EXERCISE TASK: Set down each line of the material that follows, exactly, with no pictures.

INFORMATION PROVIDED:
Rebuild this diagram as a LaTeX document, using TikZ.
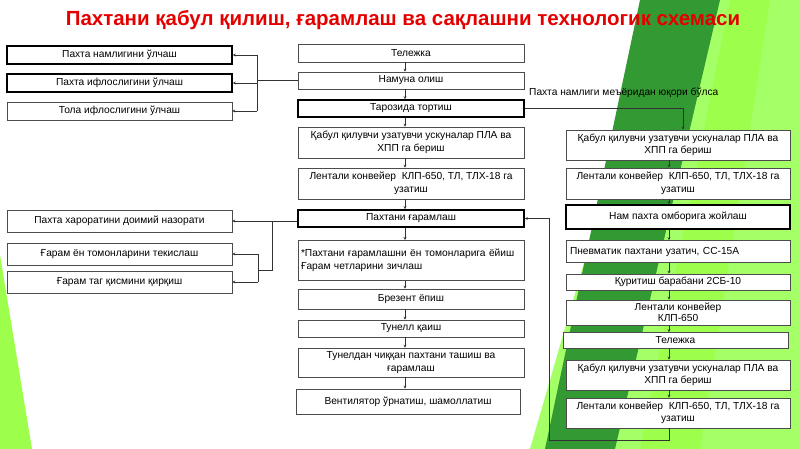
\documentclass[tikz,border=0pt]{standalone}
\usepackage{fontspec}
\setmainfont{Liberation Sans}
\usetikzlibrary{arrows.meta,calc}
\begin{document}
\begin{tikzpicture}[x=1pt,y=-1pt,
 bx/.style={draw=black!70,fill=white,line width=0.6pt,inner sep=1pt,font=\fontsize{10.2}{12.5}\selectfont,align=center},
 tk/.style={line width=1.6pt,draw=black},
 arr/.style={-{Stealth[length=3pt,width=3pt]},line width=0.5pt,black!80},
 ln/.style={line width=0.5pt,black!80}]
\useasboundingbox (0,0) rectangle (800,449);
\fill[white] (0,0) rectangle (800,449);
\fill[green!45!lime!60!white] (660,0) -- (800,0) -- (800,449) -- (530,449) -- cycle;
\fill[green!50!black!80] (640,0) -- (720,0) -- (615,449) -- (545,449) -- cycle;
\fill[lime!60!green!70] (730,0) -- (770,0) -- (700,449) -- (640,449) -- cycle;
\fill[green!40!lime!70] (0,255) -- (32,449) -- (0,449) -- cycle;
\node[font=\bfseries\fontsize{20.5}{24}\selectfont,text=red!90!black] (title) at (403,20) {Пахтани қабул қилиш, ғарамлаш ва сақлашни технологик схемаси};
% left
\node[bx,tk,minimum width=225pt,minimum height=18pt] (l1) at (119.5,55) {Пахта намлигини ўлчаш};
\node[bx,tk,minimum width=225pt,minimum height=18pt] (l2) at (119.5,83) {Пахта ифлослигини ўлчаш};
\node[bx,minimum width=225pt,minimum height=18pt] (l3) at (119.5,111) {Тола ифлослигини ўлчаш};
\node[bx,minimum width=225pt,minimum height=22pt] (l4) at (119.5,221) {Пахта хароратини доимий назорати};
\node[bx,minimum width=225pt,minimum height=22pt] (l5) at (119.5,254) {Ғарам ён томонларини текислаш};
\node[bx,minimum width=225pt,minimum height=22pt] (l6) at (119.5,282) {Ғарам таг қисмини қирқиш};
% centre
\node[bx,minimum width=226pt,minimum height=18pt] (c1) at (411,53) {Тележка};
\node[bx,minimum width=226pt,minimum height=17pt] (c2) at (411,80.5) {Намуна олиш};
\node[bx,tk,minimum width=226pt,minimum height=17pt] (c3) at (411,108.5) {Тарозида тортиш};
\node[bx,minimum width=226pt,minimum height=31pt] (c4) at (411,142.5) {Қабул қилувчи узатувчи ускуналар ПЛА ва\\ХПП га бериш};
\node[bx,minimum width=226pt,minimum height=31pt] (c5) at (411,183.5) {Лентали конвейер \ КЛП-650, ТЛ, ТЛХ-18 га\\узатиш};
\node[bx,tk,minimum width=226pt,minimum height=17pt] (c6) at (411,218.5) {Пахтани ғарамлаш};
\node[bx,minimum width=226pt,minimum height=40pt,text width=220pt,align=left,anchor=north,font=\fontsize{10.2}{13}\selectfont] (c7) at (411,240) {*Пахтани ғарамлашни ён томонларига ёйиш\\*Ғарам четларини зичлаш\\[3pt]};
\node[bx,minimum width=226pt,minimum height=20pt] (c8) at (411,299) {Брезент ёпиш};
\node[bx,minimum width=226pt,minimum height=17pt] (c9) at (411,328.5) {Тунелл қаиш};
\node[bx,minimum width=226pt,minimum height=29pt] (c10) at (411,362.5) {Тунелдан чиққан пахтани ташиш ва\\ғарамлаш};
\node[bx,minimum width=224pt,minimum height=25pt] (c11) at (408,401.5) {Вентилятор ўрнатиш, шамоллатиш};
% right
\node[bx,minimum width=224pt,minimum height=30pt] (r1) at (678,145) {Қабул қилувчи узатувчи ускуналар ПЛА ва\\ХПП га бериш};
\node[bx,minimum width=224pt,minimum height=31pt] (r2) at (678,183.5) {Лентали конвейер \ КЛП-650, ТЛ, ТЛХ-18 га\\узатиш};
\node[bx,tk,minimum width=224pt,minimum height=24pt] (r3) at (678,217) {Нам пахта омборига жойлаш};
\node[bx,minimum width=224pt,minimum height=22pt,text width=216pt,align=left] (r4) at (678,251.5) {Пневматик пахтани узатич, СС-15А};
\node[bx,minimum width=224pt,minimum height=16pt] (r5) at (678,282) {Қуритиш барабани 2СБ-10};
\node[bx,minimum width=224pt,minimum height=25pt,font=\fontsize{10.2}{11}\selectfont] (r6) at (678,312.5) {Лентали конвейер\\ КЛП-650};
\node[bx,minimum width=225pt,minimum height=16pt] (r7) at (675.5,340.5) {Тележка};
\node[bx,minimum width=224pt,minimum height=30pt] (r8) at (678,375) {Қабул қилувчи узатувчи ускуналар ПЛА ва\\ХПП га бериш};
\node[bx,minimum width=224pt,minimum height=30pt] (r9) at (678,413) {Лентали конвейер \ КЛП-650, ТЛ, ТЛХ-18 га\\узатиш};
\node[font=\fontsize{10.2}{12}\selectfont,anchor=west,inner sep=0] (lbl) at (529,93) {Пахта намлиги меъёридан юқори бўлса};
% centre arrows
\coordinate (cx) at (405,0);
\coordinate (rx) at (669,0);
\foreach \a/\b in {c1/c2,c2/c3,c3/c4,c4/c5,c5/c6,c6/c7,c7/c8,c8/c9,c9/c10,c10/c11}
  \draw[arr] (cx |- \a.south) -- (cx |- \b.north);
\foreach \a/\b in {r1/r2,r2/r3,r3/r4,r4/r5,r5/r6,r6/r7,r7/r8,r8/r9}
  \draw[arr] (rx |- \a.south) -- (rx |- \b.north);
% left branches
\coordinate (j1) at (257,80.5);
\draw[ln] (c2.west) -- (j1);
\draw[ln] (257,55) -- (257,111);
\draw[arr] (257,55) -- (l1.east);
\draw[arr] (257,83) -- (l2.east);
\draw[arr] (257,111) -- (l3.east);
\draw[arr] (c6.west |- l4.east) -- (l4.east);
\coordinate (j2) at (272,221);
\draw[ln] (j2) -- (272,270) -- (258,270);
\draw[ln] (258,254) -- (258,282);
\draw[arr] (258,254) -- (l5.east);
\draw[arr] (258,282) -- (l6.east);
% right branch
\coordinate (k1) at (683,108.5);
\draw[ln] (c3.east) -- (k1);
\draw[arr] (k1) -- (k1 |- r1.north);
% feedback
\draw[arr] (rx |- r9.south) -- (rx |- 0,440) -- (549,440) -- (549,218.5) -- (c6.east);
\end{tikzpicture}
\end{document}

EXPECTED ANSWER:
Rebuild this diagram as a LaTeX document, using TikZ.
\documentclass[tikz,border=0pt]{standalone}
\usepackage{fontspec}
\setmainfont{Liberation Sans}
\usetikzlibrary{arrows.meta,calc}
\begin{document}
\begin{tikzpicture}[x=1pt,y=-1pt,
 bx/.style={draw=black!70,fill=white,line width=0.6pt,inner sep=1pt,font=\fontsize{10.2}{12.5}\selectfont,align=center},
 tk/.style={line width=1.6pt,draw=black},
 arr/.style={-{Stealth[length=3pt,width=3pt]},line width=0.5pt,black!80},
 ln/.style={line width=0.5pt,black!80}]
\useasboundingbox (0,0) rectangle (800,449);
\fill[white] (0,0) rectangle (800,449);
\fill[green!45!lime!60!white] (660,0) -- (800,0) -- (800,449) -- (530,449) -- cycle;
\fill[green!50!black!80] (640,0) -- (720,0) -- (615,449) -- (545,449) -- cycle;
\fill[lime!60!green!70] (730,0) -- (770,0) -- (700,449) -- (640,449) -- cycle;
\fill[green!40!lime!70] (0,255) -- (32,449) -- (0,449) -- cycle;
\node[font=\bfseries\fontsize{20.5}{24}\selectfont,text=red!90!black] (title) at (403,20) {Пахтани қабул қилиш, ғарамлаш ва сақлашни технологик схемаси};
% left
\node[bx,tk,minimum width=225pt,minimum height=18pt] (l1) at (119.5,55) {Пахта намлигини ўлчаш};
\node[bx,tk,minimum width=225pt,minimum height=18pt] (l2) at (119.5,83) {Пахта ифлослигини ўлчаш};
\node[bx,minimum width=225pt,minimum height=18pt] (l3) at (119.5,111) {Тола ифлослигини ўлчаш};
\node[bx,minimum width=225pt,minimum height=22pt] (l4) at (119.5,221) {Пахта хароратини доимий назорати};
\node[bx,minimum width=225pt,minimum height=22pt] (l5) at (119.5,254) {Ғарам ён томонларини текислаш};
\node[bx,minimum width=225pt,minimum height=22pt] (l6) at (119.5,282) {Ғарам таг қисмини қирқиш};
% centre
\node[bx,minimum width=226pt,minimum height=18pt] (c1) at (411,53) {Тележка};
\node[bx,minimum width=226pt,minimum height=17pt] (c2) at (411,80.5) {Намуна олиш};
\node[bx,tk,minimum width=226pt,minimum height=17pt] (c3) at (411,108.5) {Тарозида тортиш};
\node[bx,minimum width=226pt,minimum height=31pt] (c4) at (411,142.5) {Қабул қилувчи узатувчи ускуналар ПЛА ва\\ХПП га бериш};
\node[bx,minimum width=226pt,minimum height=31pt] (c5) at (411,183.5) {Лентали конвейер \ КЛП-650, ТЛ, ТЛХ-18 га\\узатиш};
\node[bx,tk,minimum width=226pt,minimum height=17pt] (c6) at (411,218.5) {Пахтани ғарамлаш};
\node[bx,minimum width=226pt,minimum height=40pt,text width=220pt,align=left,anchor=north,font=\fontsize{10.2}{13}\selectfont] (c7) at (411,240) {*Пахтани ғарамлашни ён томонларига ёйиш\\*Ғарам четларини зичлаш\\[3pt]};
\node[bx,minimum width=226pt,minimum height=20pt] (c8) at (411,299) {Брезент ёпиш};
\node[bx,minimum width=226pt,minimum height=17pt] (c9) at (411,328.5) {Тунелл қаиш};
\node[bx,minimum width=226pt,minimum height=29pt] (c10) at (411,362.5) {Тунелдан чиққан пахтани ташиш ва\\ғарамлаш};
\node[bx,minimum width=224pt,minimum height=25pt] (c11) at (408,401.5) {Вентилятор ўрнатиш, шамоллатиш};
% right
\node[bx,minimum width=224pt,minimum height=30pt] (r1) at (678,145) {Қабул қилувчи узатувчи ускуналар ПЛА ва\\ХПП га бериш};
\node[bx,minimum width=224pt,minimum height=31pt] (r2) at (678,183.5) {Лентали конвейер \ КЛП-650, ТЛ, ТЛХ-18 га\\узатиш};
\node[bx,tk,minimum width=224pt,minimum height=24pt] (r3) at (678,217) {Нам пахта омборига жойлаш};
\node[bx,minimum width=224pt,minimum height=22pt,text width=216pt,align=left] (r4) at (678,251.5) {Пневматик пахтани узатич, СС-15А};
\node[bx,minimum width=224pt,minimum height=16pt] (r5) at (678,282) {Қуритиш барабани 2СБ-10};
\node[bx,minimum width=224pt,minimum height=25pt,font=\fontsize{10.2}{11}\selectfont] (r6) at (678,312.5) {Лентали конвейер\\ КЛП-650};
\node[bx,minimum width=225pt,minimum height=16pt] (r7) at (675.5,340.5) {Тележка};
\node[bx,minimum width=224pt,minimum height=30pt] (r8) at (678,375) {Қабул қилувчи узатувчи ускуналар ПЛА ва\\ХПП га бериш};
\node[bx,minimum width=224pt,minimum height=30pt] (r9) at (678,413) {Лентали конвейер \ КЛП-650, ТЛ, ТЛХ-18 га\\узатиш};
\node[font=\fontsize{10.2}{12}\selectfont,anchor=west,inner sep=0] (lbl) at (529,93) {Пахта намлиги меъёридан юқори бўлса};
% centre arrows
\coordinate (cx) at (405,0);
\coordinate (rx) at (669,0);
\foreach \a/\b in {c1/c2,c2/c3,c3/c4,c4/c5,c5/c6,c6/c7,c7/c8,c8/c9,c9/c10,c10/c11}
  \draw[arr] (cx |- \a.south) -- (cx |- \b.north);
\foreach \a/\b in {r1/r2,r2/r3,r3/r4,r4/r5,r5/r6,r6/r7,r7/r8,r8/r9}
  \draw[arr] (rx |- \a.south) -- (rx |- \b.north);
% left branches
\coordinate (j1) at (257,80.5);
\draw[ln] (c2.west) -- (j1);
\draw[ln] (257,55) -- (257,111);
\draw[arr] (257,55) -- (l1.east);
\draw[arr] (257,83) -- (l2.east);
\draw[arr] (257,111) -- (l3.east);
\draw[arr] (c6.west |- l4.east) -- (l4.east);
\coordinate (j2) at (272,221);
\draw[ln] (j2) -- (272,270) -- (258,270);
\draw[ln] (258,254) -- (258,282);
\draw[arr] (258,254) -- (l5.east);
\draw[arr] (258,282) -- (l6.east);
% right branch
\coordinate (k1) at (683,108.5);
\draw[ln] (c3.east) -- (k1);
\draw[arr] (k1) -- (k1 |- r1.north);
% feedback
\draw[arr] (rx |- r9.south) -- (rx |- 0,440) -- (549,440) -- (549,218.5) -- (c6.east);
\end{tikzpicture}
\end{document}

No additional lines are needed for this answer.